We are quite active and getting well organised in Australia, with almost all events and schools having codes of conduct, and a few events having really, really good response, reporting, and prevention strategies. Vivi Kalman and her MLX safety champs crew are well and truly leading the way on this.

Despite the awesomeness of some organisers, we do have some recalcitrant bastards who are either supporting accused men, or refusing to act beyond setting up dodgy cut and past codes of conduct.
But, well, baby steps.

We’ve also found in Australia that most reports of assault or harassment haven’t been reporting high profile or powerful male teachers. Offenders all sorts of men, most of whom are operating ‘under the radar’ for event organisers, but are well known among the more ‘intermediate’ or general dance population.

Personally, and as an organising person, I am much more worried about organisers and other teachers who cover for offenders. There is clearly a culture of hide-and-ignore protecting high profile male teachers who sexually assault women. There were certainly organisers who protected Steven Mitchell, and we have seen that other teachers protected Max Pitruzella.

So while I’m all for undoing some of the hero-worship and unquestioning adulation for teachers, I’m actually much more concerned about the way organisers protect known offenders. I think that organisers gain a lot of status from ‘getting’ the A-list teachers, and I know that organisers also risk money and status when they put on an event.

I’ve also seen that the worst offenders are booked by organisers who run events with exploitative conditions: underpaying or not paying teachers, DJs, staff; not making workplaces safe; overworking staff and volunteers, etc etc etc.

So I think that one very important way to combat this issue is to think of sexual assault and harassment as issues of power and exploitation (not sex), and that they are just one point on a spectrum of exploitation. So to prevent assault and harassment, we need to address broader issues of power and exploitation.

eg if you don’t run your event legit (eg don’t get visas for teachers, don’t pay tax, don’t pay people properly, don’t invoice properly), you’re less likely to call the police if you an assault is reported at your event. I’ve seen organisers botch things very badly when assaults are reported. eg letting an offender ‘apologise’ to classes before putting them on a plane. That’s a whole series of unethical and illegal actions there.

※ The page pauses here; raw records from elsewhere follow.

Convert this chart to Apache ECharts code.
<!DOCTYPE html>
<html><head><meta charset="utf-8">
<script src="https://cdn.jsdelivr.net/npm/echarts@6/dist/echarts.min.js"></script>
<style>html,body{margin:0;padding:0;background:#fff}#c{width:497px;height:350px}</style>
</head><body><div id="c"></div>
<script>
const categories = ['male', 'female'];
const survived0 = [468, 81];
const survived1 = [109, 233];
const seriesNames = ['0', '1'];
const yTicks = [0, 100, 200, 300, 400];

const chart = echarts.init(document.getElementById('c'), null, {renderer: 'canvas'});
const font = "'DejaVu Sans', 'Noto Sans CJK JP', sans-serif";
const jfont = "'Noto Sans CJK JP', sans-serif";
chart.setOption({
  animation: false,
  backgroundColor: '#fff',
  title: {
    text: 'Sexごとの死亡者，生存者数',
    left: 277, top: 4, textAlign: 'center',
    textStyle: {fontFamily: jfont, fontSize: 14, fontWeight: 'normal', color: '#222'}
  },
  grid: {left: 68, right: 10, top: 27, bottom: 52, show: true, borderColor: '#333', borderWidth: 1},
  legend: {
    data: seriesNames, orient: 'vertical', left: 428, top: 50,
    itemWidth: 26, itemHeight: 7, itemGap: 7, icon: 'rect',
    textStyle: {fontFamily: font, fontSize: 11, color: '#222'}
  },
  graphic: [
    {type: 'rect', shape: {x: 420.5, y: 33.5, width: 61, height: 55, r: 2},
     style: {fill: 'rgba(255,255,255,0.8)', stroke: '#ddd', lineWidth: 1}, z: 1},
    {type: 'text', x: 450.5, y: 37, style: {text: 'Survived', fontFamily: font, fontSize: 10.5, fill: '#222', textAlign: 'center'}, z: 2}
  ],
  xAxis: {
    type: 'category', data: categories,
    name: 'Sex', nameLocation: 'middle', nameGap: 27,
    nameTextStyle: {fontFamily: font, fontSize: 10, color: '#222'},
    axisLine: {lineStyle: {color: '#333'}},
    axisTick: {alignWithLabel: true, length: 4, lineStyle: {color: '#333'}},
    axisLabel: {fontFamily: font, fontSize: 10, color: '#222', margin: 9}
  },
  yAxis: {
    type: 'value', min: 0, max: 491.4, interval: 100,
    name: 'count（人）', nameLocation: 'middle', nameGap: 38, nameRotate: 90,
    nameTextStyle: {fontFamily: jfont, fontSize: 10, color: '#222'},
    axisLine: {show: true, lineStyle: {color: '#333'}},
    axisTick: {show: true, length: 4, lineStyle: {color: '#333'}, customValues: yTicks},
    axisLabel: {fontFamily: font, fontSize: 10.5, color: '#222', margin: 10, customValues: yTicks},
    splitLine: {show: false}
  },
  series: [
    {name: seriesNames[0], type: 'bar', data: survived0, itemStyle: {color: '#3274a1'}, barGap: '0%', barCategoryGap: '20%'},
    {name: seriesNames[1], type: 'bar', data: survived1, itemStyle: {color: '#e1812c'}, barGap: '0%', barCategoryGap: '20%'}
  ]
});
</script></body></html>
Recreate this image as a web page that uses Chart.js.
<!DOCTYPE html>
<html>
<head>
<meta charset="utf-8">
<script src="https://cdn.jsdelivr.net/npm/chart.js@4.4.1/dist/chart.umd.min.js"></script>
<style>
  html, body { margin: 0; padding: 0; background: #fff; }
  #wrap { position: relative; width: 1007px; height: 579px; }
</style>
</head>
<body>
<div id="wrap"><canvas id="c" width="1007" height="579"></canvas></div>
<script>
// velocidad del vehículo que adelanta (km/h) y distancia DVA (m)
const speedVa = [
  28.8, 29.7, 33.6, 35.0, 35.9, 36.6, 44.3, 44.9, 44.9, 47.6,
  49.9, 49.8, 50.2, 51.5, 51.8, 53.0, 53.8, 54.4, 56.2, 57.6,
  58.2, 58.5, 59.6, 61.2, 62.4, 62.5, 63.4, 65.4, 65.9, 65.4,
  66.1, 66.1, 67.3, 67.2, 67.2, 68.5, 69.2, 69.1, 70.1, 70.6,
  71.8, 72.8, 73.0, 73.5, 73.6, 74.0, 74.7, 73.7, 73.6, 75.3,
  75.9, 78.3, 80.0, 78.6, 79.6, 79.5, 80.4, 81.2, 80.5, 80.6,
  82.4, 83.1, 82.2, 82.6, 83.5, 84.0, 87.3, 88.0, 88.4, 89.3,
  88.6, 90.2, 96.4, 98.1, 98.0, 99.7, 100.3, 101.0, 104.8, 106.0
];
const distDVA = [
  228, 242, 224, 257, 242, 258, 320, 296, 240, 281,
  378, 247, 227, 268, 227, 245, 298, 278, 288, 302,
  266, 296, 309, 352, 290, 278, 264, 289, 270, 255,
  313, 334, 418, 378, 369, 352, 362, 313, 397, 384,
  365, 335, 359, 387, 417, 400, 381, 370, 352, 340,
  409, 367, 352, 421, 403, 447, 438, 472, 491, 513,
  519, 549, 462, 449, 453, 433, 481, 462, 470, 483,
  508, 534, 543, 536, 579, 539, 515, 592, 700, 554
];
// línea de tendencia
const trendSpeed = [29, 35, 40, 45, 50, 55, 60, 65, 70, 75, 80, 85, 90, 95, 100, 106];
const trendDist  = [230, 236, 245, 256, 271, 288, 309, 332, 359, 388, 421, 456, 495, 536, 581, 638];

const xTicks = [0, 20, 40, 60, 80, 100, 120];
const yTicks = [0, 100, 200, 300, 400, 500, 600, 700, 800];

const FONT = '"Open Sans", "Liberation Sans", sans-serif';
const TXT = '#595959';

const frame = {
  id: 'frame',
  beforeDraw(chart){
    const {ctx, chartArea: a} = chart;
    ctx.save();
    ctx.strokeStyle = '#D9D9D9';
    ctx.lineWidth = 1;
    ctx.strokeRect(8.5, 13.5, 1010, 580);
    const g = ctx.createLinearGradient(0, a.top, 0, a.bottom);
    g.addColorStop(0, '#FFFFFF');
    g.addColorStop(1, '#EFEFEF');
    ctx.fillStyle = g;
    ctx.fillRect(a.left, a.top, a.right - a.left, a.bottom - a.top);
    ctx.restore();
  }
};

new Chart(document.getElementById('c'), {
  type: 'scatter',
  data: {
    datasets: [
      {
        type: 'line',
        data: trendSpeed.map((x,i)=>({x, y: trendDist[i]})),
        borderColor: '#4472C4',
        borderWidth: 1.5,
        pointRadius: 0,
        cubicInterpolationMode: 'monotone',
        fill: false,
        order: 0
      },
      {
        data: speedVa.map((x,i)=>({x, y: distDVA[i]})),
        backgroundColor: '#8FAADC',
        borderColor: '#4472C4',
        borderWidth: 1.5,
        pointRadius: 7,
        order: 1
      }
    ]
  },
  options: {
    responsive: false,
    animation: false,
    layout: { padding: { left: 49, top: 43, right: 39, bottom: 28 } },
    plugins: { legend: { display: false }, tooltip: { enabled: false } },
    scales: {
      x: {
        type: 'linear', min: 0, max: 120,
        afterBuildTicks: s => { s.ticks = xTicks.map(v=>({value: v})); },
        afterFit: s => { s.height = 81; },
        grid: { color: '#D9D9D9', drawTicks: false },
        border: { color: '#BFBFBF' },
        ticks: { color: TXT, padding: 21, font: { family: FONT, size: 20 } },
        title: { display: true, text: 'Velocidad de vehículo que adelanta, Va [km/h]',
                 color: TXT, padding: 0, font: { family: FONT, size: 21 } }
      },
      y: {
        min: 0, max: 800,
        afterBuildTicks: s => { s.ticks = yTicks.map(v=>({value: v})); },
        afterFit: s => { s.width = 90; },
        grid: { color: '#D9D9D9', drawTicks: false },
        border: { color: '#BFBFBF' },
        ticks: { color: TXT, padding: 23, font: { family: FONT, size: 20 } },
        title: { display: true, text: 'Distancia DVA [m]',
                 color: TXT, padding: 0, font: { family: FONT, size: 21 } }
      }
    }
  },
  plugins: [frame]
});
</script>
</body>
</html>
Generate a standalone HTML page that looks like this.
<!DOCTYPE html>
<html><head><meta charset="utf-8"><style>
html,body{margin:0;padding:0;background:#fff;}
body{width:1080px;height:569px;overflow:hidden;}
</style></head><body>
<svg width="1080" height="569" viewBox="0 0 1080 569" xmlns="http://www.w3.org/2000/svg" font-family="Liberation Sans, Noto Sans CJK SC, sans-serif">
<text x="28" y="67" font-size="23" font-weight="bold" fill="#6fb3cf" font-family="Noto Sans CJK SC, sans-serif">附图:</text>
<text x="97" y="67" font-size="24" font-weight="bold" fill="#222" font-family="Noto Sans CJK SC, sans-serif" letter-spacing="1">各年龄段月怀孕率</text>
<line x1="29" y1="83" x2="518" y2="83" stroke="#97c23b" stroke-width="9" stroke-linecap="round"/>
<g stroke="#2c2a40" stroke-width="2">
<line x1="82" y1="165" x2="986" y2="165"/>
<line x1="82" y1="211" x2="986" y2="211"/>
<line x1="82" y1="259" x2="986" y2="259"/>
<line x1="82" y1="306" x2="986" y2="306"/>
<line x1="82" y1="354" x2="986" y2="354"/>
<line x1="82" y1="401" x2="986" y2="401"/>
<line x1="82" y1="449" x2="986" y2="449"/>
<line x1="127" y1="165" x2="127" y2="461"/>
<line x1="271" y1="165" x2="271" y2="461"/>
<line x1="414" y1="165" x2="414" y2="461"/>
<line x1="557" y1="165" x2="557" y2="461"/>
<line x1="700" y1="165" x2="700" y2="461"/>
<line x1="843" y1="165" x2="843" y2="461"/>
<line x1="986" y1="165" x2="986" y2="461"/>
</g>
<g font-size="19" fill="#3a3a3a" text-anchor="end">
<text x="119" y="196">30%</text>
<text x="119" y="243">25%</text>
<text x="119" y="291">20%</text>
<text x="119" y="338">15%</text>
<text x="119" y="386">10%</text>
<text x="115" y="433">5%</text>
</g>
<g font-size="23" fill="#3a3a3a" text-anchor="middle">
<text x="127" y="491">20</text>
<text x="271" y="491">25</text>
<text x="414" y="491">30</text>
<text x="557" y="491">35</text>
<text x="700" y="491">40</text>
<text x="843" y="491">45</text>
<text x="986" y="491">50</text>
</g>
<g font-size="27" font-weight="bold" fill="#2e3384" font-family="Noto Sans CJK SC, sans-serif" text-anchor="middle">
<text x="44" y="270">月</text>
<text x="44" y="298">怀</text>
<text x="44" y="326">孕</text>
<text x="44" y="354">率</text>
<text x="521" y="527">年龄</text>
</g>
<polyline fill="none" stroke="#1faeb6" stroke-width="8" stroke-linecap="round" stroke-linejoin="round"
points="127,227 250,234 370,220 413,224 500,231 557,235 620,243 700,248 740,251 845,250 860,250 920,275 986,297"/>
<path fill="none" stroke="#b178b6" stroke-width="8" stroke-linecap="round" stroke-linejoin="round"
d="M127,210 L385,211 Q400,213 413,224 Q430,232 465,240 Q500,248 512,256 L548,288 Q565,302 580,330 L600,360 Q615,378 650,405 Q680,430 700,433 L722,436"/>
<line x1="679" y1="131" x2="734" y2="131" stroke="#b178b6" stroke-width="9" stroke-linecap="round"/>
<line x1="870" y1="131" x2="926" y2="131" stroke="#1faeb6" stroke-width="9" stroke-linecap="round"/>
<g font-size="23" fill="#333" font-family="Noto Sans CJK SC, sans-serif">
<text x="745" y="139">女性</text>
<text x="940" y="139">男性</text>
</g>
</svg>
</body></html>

And one of the biggest issues in all of this, is that inexperienced people run events, and don’t know about half the issues that need addressing – from music use licences to OH&S, and beyond to writing agreements/contracts and how to manage people.
The dodgiest teachers (and why are there so many in the blues scene?) target these inexperienced people, saying they’ll pay their own flights over, if the local person puts on an event. The local person feels super flattered, puts on the event, and then all manner of bad shit goes down.